Your objective
Skip every image and restate the data word for word.

--- start Dataset content ---

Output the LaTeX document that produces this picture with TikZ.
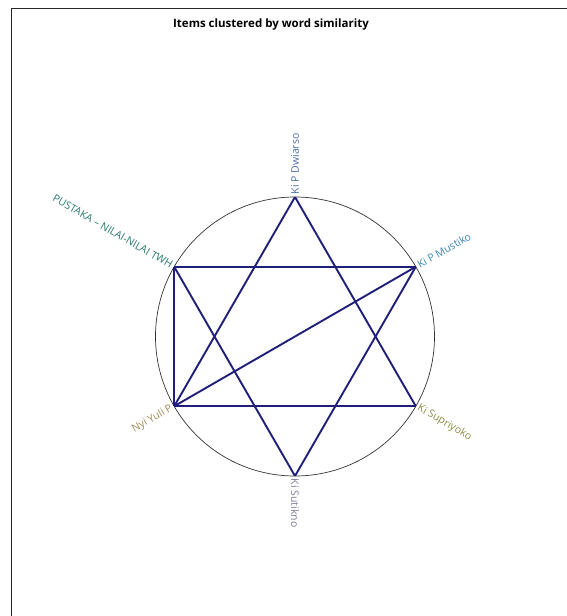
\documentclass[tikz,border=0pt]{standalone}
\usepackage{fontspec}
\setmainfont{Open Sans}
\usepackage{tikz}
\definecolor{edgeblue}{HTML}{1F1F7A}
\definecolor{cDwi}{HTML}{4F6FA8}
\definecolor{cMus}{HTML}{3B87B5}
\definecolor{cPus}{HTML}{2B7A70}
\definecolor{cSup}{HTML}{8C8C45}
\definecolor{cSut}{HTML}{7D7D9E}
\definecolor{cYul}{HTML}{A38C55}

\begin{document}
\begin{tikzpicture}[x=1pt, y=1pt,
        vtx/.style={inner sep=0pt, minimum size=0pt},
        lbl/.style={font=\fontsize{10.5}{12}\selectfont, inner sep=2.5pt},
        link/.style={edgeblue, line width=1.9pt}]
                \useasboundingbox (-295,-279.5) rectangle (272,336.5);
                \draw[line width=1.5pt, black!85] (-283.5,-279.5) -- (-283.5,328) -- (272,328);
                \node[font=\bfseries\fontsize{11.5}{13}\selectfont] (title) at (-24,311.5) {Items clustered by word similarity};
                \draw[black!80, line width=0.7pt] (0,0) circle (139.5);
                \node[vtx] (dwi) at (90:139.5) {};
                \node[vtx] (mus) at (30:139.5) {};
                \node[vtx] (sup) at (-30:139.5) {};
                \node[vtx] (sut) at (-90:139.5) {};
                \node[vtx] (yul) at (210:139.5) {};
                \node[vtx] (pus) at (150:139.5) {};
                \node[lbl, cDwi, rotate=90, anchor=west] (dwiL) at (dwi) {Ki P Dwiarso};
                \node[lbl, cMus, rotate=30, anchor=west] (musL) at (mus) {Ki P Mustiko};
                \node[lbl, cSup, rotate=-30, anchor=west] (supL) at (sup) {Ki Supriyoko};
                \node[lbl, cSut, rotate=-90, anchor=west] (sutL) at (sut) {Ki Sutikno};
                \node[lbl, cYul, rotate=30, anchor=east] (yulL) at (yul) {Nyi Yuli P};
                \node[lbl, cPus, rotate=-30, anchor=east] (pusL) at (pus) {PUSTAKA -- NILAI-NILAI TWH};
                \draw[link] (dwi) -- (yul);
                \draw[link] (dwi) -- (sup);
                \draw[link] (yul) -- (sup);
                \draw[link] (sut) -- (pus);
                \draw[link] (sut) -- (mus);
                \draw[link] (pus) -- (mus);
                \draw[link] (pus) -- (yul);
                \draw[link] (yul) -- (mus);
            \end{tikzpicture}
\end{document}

--- end Dataset content ---

Complete output
Output the LaTeX document that produces this picture with TikZ.
\documentclass[tikz,border=0pt]{standalone}
\usepackage{fontspec}
\setmainfont{Open Sans}
\usepackage{tikz}
\definecolor{edgeblue}{HTML}{1F1F7A}
\definecolor{cDwi}{HTML}{4F6FA8}
\definecolor{cMus}{HTML}{3B87B5}
\definecolor{cPus}{HTML}{2B7A70}
\definecolor{cSup}{HTML}{8C8C45}
\definecolor{cSut}{HTML}{7D7D9E}
\definecolor{cYul}{HTML}{A38C55}

\begin{document}
\begin{tikzpicture}[x=1pt, y=1pt,
        vtx/.style={inner sep=0pt, minimum size=0pt},
        lbl/.style={font=\fontsize{10.5}{12}\selectfont, inner sep=2.5pt},
        link/.style={edgeblue, line width=1.9pt}]
                \useasboundingbox (-295,-279.5) rectangle (272,336.5);
                \draw[line width=1.5pt, black!85] (-283.5,-279.5) -- (-283.5,328) -- (272,328);
                \node[font=\bfseries\fontsize{11.5}{13}\selectfont] (title) at (-24,311.5) {Items clustered by word similarity};
                \draw[black!80, line width=0.7pt] (0,0) circle (139.5);
                \node[vtx] (dwi) at (90:139.5) {};
                \node[vtx] (mus) at (30:139.5) {};
                \node[vtx] (sup) at (-30:139.5) {};
                \node[vtx] (sut) at (-90:139.5) {};
                \node[vtx] (yul) at (210:139.5) {};
                \node[vtx] (pus) at (150:139.5) {};
                \node[lbl, cDwi, rotate=90, anchor=west] (dwiL) at (dwi) {Ki P Dwiarso};
                \node[lbl, cMus, rotate=30, anchor=west] (musL) at (mus) {Ki P Mustiko};
                \node[lbl, cSup, rotate=-30, anchor=west] (supL) at (sup) {Ki Supriyoko};
                \node[lbl, cSut, rotate=-90, anchor=west] (sutL) at (sut) {Ki Sutikno};
                \node[lbl, cYul, rotate=30, anchor=east] (yulL) at (yul) {Nyi Yuli P};
                \node[lbl, cPus, rotate=-30, anchor=east] (pusL) at (pus) {PUSTAKA -- NILAI-NILAI TWH};
                \draw[link] (dwi) -- (yul);
                \draw[link] (dwi) -- (sup);
                \draw[link] (yul) -- (sup);
                \draw[link] (sut) -- (pus);
                \draw[link] (sut) -- (mus);
                \draw[link] (pus) -- (mus);
                \draw[link] (pus) -- (yul);
                \draw[link] (yul) -- (mus);
            \end{tikzpicture}
\end{document}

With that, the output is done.